Director Is Baffled After Reporter Asks Why No Diversity in Film About 18th Century Denmark

Mads Mikkelsen has enjoyed a stellar career in film, appearing as an actor in such films as “King Arthur,” “Casino Royale,” and most recently, the Indiana Jones film “Dial of Destiny.”

Mikkelsen’s latest project is “The Promised Land,” set in 1750 Denmark. In the film, Mikkelsen plays Ludvig von Khalen, a soldier who “arrives in 1755 on the barren Jutland heath with a single goal: to follow the king’s call to cultivate the land and thereby achieve wealth and honor himself,” according to its IMDb synopsis. 

Needless to say, there aren’t many Spanish speakers, Asians, or Native Americans in the film. In 1750, Denmark was populated by white, Nordic Europeans. Except that in the film, there is a single black woman who is a victim of racism. This fact apparently went over the head of one unnamed Danish reporter.

“Hello, I am from Denmark and it’s a pleasure to be here,” the reporter began. “So you’re a little bit into it, this is a cast and Danish production, which is entirely Nordic. It therefore has some lack of diversity, you would say. There’s also new rules implied in Hollywood—”

“What are you onto?” Mikkelsen interjected immediately, shaking his head in disbelief.

“Sorry,” the reporter said before Mikkelsen told him to repeat his question from the start.

“There is said some rules of diversity across the Atlantic for competing in the best picture, the equivalent to this competition. As I see, you don’t live up to these standards with this broadcast and there is just a curiosity, it’s not because of artistic reasons [but] because of lack of diversity that this can’t compete in that competition.

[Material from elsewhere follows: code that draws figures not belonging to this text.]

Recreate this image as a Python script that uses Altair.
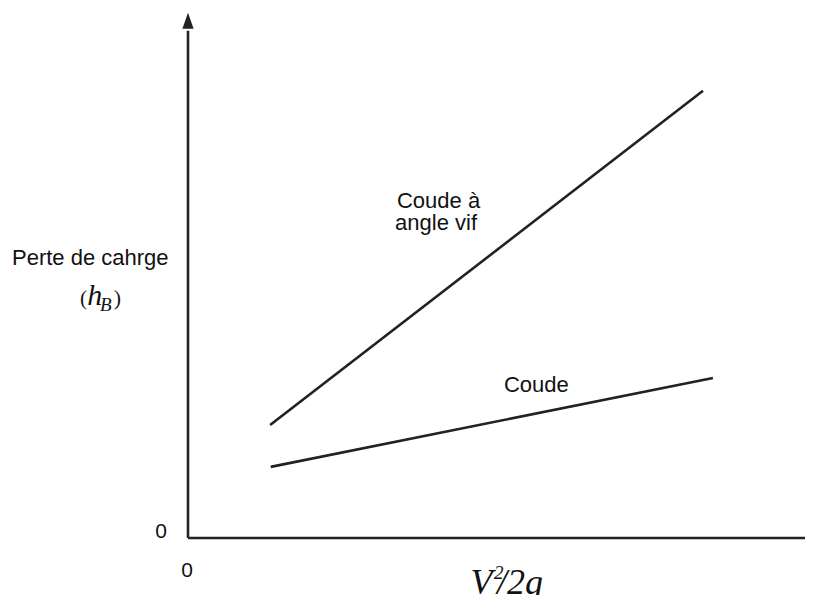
import altair as alt
import pandas as pd

# ---- data (abstract units, 0..100 on both axes) ----
series = ["Coude à angle vif", "Coude à angle vif", "Coude", "Coude"]
line_x = [13.2, 82.8, 13.3, 84.4]
line_y = [21.6, 85.5, 13.6, 30.6]

axis_x = [0, 0, 0, 100]
axis_y = [0, 97, 0, 0]
axis_id = ["y", "y", "x", "x"]

XS = alt.Scale(domain=[0, 99.2], nice=False, zero=False)
YS = alt.Scale(domain=[0, 100], nice=False, zero=False)
INK = "#222222"

lines_df = pd.DataFrame({"serie": series, "x": line_x, "y": line_y})
axes_df = pd.DataFrame({"id": axis_id, "x": axis_x, "y": axis_y})

axes = alt.Chart(axes_df).mark_line(color=INK, strokeWidth=2.6).encode(
    x=alt.X("x:Q", scale=XS, axis=None),
    y=alt.Y("y:Q", scale=YS, axis=None),
    detail="id:N",
)

arrow_up = alt.Chart(pd.DataFrame({"x": [0], "y": [98.9]})).mark_point(
    shape="M0,-1L0.7,1L-0.7,1Z", size=256, filled=True, color=INK, opacity=1
).encode(x=alt.X("x:Q", scale=XS), y=alt.Y("y:Q", scale=YS))

arrow_right = alt.Chart(pd.DataFrame({"x": [101.45], "y": [0]})).mark_point(
    shape="M1,0L-1,0.7L-1,-0.7Z", size=256, filled=True, color=INK, opacity=1
).encode(x=alt.X("x:Q", scale=XS), y=alt.Y("y:Q", scale=YS))

lines = alt.Chart(lines_df).mark_line(color=INK, strokeWidth=2.6).encode(
    x=alt.X("x:Q", scale=XS),
    y=alt.Y("y:Q", scale=YS),
    detail="serie:N",
)


def texts(labels, xs, ys, font, size, style="normal", align="left"):
    df = pd.DataFrame({"t": labels, "x": xs, "y": ys})
    return alt.Chart(df).mark_text(
        font=font, fontSize=size, fontStyle=style, align=align,
        baseline="alphabetic", color="#111111"
    ).encode(x=alt.X("x:Q", scale=XS), y=alt.Y("y:Q", scale=YS), text="t:N")


sans_labels = ["Perte de cahrge", "Coude à", "angle vif", "Coude"]
sans_x = [-28.3, 33.6, 33.3, 50.8]
sans_y = [52.2, 63.1, 58.8, 27.9]

zero_labels = ["0", "0"]
zero_x = [-4.34, -0.16]
zero_y = [0.0, -7.46]

t_sans = texts(sans_labels, sans_x, sans_y, "Liberation Sans", 22)
t_zero = texts(zero_labels, zero_x, zero_y, "Liberation Sans", 21, align="center")

# y label (h_B)
t_paren = texts(["(", ")"], [-17.36, -11.9], [44.55, 44.55], "Liberation Serif", 21)
t_h = texts(["h"], [-16.2], [44.55], "Liberation Serif", 30, style="italic")
t_B = texts(["B"], [-14.15], [43.4], "Liberation Serif", 19, style="italic")

# x label V^2/2g
t_V = texts(["V", "/2g"], [45.4, 49.68], [-10.7, -10.7], "Liberation Serif", 36, style="italic")
t_sup = texts(["2"], [49.2], [-7.8], "Liberation Serif", 19, style="italic")

chart = alt.layer(
    axes, arrow_up, arrow_right, lines,
    t_sans, t_zero, t_paren, t_h, t_B, t_V, t_sup
).properties(
    width=617, height=523,
    autosize=alt.AutoSizeParams(type="none"),
    padding={"left": 180, "top": 7, "right": 0, "bottom": 57},
).configure_view(stroke=None)

chart.save("out.html", embed_options={"renderer": "svg", "actions": False})
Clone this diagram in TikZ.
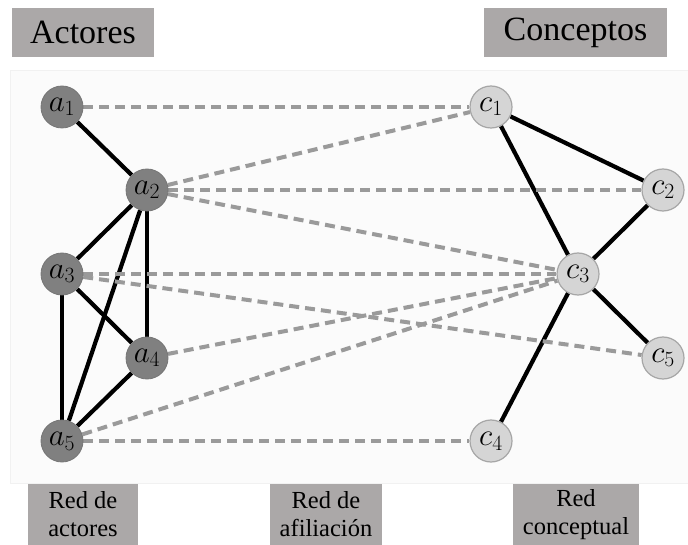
\RequirePackage{fix-cm}
\documentclass[tikz,border=0pt]{standalone}
\usepackage{fontspec}
\setmainfont{Liberation Serif}
\usetikzlibrary{backgrounds}
\definecolor{boxgray}{HTML}{ABA8A8}
\definecolor{actorfill}{HTML}{808080}
\definecolor{conceptfill}{HTML}{D5D5D5}
\definecolor{conceptline}{HTML}{A6A6A6}
\definecolor{dashgray}{HTML}{9A9A9A}
\definecolor{panelbg}{HTML}{FBFBFB}
\definecolor{panelline}{HTML}{F1F1F1}

\begin{document}
\begin{tikzpicture}[
    x=1pt, y=-1pt,
    title/.style={rectangle, fill=boxgray, minimum height=49pt, inner sep=0pt,
                  font=\fontsize{34}{38}\selectfont},
    caption/.style={rectangle, fill=boxgray, minimum height=61pt, inner sep=0pt,
                    align=center, font=\fontsize{24.5}{28}\selectfont},
    actor/.style={circle, fill=actorfill, draw=actorfill!92!black, line width=0.8pt,
                  minimum size=42pt, inner sep=0pt, font=\fontsize{31}{33}\selectfont},
    concept/.style={circle, fill=conceptfill, draw=conceptline, line width=1.2pt,
                    minimum size=42pt, inner sep=0pt, font=\fontsize{31}{33}\selectfont},
    tie/.style={line width=4.2pt, black},
    link/.style={line width=4pt, dashgray, dash pattern=on 10pt off 6pt}
]
\useasboundingbox (0,0) rectangle (688,545);

\node[title, minimum width=142pt] (actores)   at (83,32.5)  {Actores};
\node[title, minimum width=183pt] (conceptos) at (575.5,32.5) {Conceptos};

\node[actor] (a1) at (62,107)  {$a_1$};
\node[actor] (a2) at (147,190) {$a_2$};
\node[actor] (a3) at (62,274)  {$a_3$};
\node[actor] (a4) at (147,358) {$a_4$};
\node[actor] (a5) at (62,441)  {$a_5$};

\node[concept] (c1) at (491,107) {$c_1$};
\node[concept] (c2) at (663,190) {$c_2$};
\node[concept] (c3) at (578,274) {$c_3$};
\node[concept] (c5) at (663,358) {$c_5$};
\node[concept] (c4) at (491,441) {$c_4$};

\node[caption, minimum width=110pt] (redact)   at (83,514.5)  {Red de\\actores};
\node[caption, minimum width=112pt] (redafil)  at (326,514.5) {Red de\\afiliación};
\node[caption, minimum width=126pt] (redconc)  at (576,514.5) {Red\\conceptual};

\begin{scope}[on background layer]
\fill[panelbg, draw=panelline] (10,70) rectangle (688,483);

% red de actores
\draw[tie] (a1) -- (a2);
\draw[tie] (a2) -- (a3);
\draw[tie] (a2) -- (a4);
\draw[tie] (a2) -- (a5);
\draw[tie] (a3) -- (a4);
\draw[tie] (a3) -- (a5);
\draw[tie] (a4) -- (a5);

% red conceptual
\draw[tie] (c1) -- (c2);
\draw[tie] (c1) -- (c3);
\draw[tie] (c2) -- (c3);
\draw[tie] (c3) -- (c4);
\draw[tie] (c3) -- (c5);

% red de afiliacion
\draw[link] (a1) -- (c1);
\draw[link] (a2) -- (c1);
\draw[link] (a2) -- (c2);
\draw[link] (a2) -- (c3);
\draw[link] (a3) -- (c3);
\draw[link] (a3) -- (c5);
\draw[link] (a4) -- (c3);
\draw[link] (a5) -- (c3);
\draw[link] (a5) -- (c4);
\end{scope}

\end{tikzpicture}
\end{document}
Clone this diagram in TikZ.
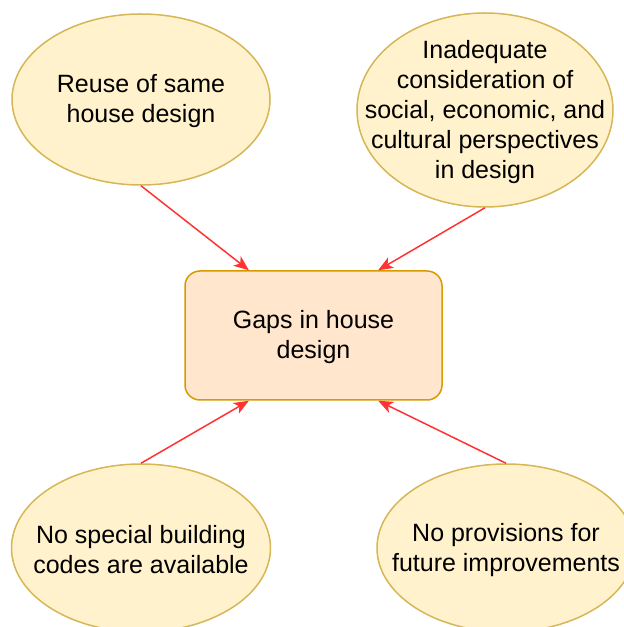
\documentclass[tikz,border=0pt]{standalone}
\usepackage{fontspec}
\setmainfont{Liberation Sans}
\usetikzlibrary{arrows.meta,positioning,calc,shapes.geometric}
\definecolor{bubblefill}{HTML}{FFF2CC}
\definecolor{bubbleline}{HTML}{D6B656}
\definecolor{gapfill}{HTML}{FFE6CC}
\definecolor{gapline}{HTML}{D79B00}
\definecolor{pilred}{HTML}{FF3333}
\tikzset{
    %Define standard arrow tip
    >={Stealth[length=15pt,width=12pt,inset=4pt]},
    %Define style for the cause ellipses
    bubble/.style={
           ellipse,
           draw=bubbleline,
           fill=bubblefill,
           line width=1.5pt,
           inner sep=0pt},
    bubbletext/.style={
           align=center,
           yshift=-2pt,
           font=\fontsize{25}{30}\selectfont},
    %Define style for the central box
    gapbox/.style={
           rectangle,
           rounded corners=15pt,
           draw=gapline,
           fill=gapfill,
           line width=1.5pt,
           minimum width=257pt,
           minimum height=129pt,
           align=center,
           font=\fontsize{25}{30}\selectfont},
    % Define arrow style
    pil/.style={
           ->,
           draw=pilred,
           line width=1.5pt}
}

\begin{document}
\begin{tikzpicture}
	\useasboundingbox (0,0) rectangle (624pt,627pt);

	% Central box
	\node[gapbox] (gaps) at (313.5pt,291.5pt) {};
	\node[bubbletext] (gapstext) at (gaps) {Gaps in house\\design};

	% Causes
	\node[bubble, minimum width=258pt, minimum height=171pt,
	      label={[bubbletext]center:Reuse of same\\house design}]
	      (reuse) at (141pt,527.5pt) {};
	\node[bubble, minimum width=256pt, minimum height=194pt,
	      label={[bubbletext]center:Inadequate\\consideration of\\social, economic, and\\cultural perspectives\\in design}]
	      (social) at (485pt,517pt) {};
	\node[bubble, minimum width=259pt, minimum height=168pt,
	      label={[bubbletext]center:No special building\\codes are available}]
	      (codes) at (141pt,79pt) {};
	\node[bubble, minimum width=258pt, minimum height=168pt,
	      label={[bubbletext]center:No provisions for\\future improvements}]
	      (future) at (506pt,79pt) {};

	% Connectors
	\draw[pil] (reuse.south) -- ($(gaps.north west)!.25!(gaps.north east)$);
	\draw[pil] (social.south) -- ($(gaps.north west)!.75!(gaps.north east)$);
	\draw[pil] (codes.north) -- ($(gaps.south west)!.25!(gaps.south east)$);
	\draw[pil] (future.north) -- ($(gaps.south west)!.75!(gaps.south east)$);
\end{tikzpicture}
\end{document}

Are you worried about that?”

“Are you?” Mikkelsen shot back. “You’re putting us on the spot, so you answer the question.”

The reporter was inelegantly asking about the new diversity rules that will take effect in 2024. To be eligible for Best Picture, a film must meet two of four new diversity standards.

The first, Standard A, which has come under fire from conservatives, can be met in one of three ways: 1) Either one lead or significant supporting character is from an underrepresented racial or ethnic group; 2) at least 30% of the acting ensemble is from at least two underrepresented groups (women, the LGBTQ community, disabled or deaf people, or people from an underrepresented racial or ethnic group); and 3) the storyline centers on an underrepresented group.

Standard B: Films must meet one of three criteria: At least two creative leaders or department heads (including casting directors, cinematographers, composers and more) must be from an underrepresented group, at least six crew or technical positions must be from an underrepresented group, or at least 30% of the crew must be from an underrepresented group.

Standard C: The film’s production, distribution or financing companies offer paid internship or apprenticeships and training opportunities for people from underrepresented groups.

Standard D: The film studio must have multiple senior executives from underrepresented groups on its marketing, publicity or distribution teams.

Obviously, “The Promised Land” isn’t going to be nominated, no matter how good it is.

The film takes place in 1750. Admittedly, entertainment reporters aren’t the brightest bulbs in the room, but this guy is from Denmark. Doesn’t he know the history of his own country?

The scary answer is that he does, but he thinks that historical accuracy should be sacrificed on the altar of diversity. No wonder artists involved in films hate the new standards.